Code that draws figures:
++++++++

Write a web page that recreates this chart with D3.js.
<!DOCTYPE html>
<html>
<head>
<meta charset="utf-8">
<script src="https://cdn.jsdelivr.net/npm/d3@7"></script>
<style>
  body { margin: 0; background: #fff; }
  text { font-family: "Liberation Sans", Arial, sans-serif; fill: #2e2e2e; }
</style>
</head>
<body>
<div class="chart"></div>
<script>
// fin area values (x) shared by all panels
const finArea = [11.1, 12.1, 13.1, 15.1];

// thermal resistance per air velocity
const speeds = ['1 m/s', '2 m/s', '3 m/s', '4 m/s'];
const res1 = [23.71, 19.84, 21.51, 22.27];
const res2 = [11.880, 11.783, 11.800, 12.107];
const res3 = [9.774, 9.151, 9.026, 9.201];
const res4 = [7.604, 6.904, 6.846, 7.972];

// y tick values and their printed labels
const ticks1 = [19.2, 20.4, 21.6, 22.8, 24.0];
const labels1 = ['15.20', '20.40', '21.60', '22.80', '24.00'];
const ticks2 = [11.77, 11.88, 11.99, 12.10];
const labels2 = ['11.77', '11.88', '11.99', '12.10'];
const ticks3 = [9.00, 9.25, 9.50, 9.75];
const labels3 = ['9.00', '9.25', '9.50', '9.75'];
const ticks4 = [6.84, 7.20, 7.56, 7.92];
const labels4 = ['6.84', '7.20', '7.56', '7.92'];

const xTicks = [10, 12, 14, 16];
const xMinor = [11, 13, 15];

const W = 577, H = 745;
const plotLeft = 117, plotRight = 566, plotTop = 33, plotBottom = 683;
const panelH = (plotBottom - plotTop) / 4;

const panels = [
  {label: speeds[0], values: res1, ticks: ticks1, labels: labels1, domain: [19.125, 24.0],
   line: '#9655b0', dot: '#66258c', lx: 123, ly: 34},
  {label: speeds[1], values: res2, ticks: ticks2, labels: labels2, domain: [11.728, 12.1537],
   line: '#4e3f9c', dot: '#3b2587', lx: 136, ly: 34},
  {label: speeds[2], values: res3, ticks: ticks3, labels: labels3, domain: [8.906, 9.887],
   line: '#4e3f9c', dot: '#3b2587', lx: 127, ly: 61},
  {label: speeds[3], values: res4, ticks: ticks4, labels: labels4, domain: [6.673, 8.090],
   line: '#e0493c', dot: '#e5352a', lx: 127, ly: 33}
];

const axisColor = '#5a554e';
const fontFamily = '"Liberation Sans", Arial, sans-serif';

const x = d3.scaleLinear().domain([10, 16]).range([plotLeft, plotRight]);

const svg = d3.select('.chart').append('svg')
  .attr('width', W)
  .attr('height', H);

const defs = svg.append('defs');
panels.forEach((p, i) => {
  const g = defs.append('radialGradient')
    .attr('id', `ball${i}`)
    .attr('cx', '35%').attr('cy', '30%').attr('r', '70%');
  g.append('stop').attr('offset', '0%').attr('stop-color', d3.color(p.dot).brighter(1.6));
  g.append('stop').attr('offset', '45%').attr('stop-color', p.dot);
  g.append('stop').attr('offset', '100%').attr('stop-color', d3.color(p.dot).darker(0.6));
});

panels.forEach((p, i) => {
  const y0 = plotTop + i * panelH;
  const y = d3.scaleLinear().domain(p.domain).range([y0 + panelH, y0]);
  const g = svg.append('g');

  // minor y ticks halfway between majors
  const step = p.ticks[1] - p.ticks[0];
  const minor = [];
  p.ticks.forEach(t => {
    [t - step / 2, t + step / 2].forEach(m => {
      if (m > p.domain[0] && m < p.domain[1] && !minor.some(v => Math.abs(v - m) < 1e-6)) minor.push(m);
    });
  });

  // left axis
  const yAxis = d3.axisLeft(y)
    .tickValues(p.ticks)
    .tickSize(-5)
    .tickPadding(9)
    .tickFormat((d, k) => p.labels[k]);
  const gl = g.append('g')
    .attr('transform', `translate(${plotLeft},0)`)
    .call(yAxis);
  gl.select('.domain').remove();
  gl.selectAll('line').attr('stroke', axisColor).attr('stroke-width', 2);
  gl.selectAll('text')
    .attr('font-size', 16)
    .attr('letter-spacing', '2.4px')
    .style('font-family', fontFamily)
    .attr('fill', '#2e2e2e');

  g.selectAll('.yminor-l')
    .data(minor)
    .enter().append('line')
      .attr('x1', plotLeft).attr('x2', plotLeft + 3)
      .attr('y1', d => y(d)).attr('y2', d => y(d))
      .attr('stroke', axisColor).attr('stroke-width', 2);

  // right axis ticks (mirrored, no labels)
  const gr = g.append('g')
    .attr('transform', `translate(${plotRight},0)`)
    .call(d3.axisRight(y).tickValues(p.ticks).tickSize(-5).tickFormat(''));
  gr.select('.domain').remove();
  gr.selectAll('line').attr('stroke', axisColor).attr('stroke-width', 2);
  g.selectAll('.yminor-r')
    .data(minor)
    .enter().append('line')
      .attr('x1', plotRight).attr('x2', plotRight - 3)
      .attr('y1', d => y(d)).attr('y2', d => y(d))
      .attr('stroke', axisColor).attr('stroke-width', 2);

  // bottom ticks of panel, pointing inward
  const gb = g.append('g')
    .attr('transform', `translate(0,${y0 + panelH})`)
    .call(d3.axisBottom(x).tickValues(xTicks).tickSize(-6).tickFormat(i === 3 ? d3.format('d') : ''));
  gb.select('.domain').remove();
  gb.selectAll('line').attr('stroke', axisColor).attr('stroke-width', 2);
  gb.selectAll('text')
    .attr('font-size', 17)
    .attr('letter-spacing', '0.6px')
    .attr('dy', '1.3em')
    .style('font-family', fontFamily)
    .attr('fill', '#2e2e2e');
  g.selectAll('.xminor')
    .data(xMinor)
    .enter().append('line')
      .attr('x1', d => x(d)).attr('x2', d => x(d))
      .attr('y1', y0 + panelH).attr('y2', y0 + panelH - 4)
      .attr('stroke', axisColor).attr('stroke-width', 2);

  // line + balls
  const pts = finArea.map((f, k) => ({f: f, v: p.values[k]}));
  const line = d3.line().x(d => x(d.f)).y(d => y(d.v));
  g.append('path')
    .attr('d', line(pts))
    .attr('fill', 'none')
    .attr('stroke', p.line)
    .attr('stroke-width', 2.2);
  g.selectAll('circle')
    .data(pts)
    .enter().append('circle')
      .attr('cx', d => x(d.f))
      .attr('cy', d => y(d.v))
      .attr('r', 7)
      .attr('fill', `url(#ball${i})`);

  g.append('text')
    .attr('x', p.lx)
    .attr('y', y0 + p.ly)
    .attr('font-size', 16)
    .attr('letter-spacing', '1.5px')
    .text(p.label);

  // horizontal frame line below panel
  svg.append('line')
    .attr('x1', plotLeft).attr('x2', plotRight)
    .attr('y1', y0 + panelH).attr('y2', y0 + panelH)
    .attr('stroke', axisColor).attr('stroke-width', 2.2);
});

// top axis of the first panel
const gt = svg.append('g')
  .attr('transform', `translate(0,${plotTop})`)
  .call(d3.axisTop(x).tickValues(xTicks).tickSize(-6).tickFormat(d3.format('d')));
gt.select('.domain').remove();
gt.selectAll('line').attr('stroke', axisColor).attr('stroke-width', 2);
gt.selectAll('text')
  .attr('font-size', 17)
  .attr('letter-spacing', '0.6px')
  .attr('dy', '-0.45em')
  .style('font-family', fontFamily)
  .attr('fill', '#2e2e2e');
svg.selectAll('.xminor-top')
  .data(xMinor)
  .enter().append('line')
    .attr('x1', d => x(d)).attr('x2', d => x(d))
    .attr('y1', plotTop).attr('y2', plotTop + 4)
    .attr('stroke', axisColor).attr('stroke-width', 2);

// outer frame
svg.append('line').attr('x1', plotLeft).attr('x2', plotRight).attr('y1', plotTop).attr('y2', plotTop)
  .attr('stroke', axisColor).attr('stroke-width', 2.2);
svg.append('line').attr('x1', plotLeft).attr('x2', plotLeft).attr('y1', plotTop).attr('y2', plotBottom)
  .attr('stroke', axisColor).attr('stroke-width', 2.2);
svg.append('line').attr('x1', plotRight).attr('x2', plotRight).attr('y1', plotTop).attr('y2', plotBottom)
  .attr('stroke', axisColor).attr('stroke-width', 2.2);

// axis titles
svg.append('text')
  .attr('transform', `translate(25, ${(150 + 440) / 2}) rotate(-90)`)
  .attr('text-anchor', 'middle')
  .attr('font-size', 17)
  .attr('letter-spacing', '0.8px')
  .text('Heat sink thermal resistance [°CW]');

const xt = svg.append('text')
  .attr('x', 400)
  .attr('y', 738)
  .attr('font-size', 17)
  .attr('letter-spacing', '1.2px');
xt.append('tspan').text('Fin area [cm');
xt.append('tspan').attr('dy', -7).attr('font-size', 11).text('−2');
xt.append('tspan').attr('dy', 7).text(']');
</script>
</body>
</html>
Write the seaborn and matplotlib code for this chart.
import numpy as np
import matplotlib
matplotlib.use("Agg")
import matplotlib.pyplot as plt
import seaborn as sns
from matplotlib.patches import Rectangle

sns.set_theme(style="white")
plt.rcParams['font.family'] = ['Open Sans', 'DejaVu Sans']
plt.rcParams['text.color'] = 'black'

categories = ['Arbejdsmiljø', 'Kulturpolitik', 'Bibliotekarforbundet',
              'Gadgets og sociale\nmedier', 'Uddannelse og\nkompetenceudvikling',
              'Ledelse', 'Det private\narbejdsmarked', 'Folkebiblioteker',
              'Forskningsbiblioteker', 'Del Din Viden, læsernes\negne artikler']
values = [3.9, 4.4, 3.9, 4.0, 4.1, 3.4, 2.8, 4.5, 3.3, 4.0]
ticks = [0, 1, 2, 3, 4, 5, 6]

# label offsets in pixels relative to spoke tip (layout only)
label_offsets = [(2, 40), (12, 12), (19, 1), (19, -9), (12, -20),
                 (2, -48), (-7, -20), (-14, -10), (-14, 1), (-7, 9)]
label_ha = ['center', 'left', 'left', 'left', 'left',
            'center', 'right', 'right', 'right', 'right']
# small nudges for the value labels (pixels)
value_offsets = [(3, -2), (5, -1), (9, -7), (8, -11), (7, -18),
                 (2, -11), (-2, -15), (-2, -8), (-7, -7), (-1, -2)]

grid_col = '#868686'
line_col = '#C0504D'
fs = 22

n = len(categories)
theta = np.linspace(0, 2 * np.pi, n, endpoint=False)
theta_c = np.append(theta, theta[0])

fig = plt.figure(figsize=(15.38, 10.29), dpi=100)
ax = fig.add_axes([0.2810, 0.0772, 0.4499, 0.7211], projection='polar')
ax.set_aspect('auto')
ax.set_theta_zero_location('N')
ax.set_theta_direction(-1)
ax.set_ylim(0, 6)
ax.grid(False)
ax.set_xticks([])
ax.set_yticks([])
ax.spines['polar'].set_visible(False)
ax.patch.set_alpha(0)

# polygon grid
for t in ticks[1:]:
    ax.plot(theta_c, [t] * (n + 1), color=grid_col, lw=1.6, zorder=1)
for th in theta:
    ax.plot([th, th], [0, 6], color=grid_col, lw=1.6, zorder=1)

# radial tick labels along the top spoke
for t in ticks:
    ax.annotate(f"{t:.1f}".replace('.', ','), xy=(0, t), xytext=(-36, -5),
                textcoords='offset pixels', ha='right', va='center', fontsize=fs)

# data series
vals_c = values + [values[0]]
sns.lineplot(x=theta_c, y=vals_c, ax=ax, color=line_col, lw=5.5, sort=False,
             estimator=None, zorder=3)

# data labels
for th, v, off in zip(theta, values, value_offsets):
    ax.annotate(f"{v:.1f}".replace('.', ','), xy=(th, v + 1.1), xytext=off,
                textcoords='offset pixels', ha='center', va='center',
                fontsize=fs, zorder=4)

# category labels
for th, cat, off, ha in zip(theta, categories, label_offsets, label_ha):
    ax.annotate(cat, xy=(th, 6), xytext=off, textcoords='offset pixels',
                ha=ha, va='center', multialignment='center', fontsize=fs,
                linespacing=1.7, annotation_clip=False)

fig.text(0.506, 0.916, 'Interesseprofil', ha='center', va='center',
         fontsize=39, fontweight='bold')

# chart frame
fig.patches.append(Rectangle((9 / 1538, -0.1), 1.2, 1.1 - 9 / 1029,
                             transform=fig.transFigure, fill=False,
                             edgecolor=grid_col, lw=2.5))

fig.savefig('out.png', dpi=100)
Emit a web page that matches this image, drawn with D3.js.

++++++++

**DIRECTIONS:**
Above are entries; state the number of lines among them that contain "with", and nothing else.

**WORKED SOLUTION:**
2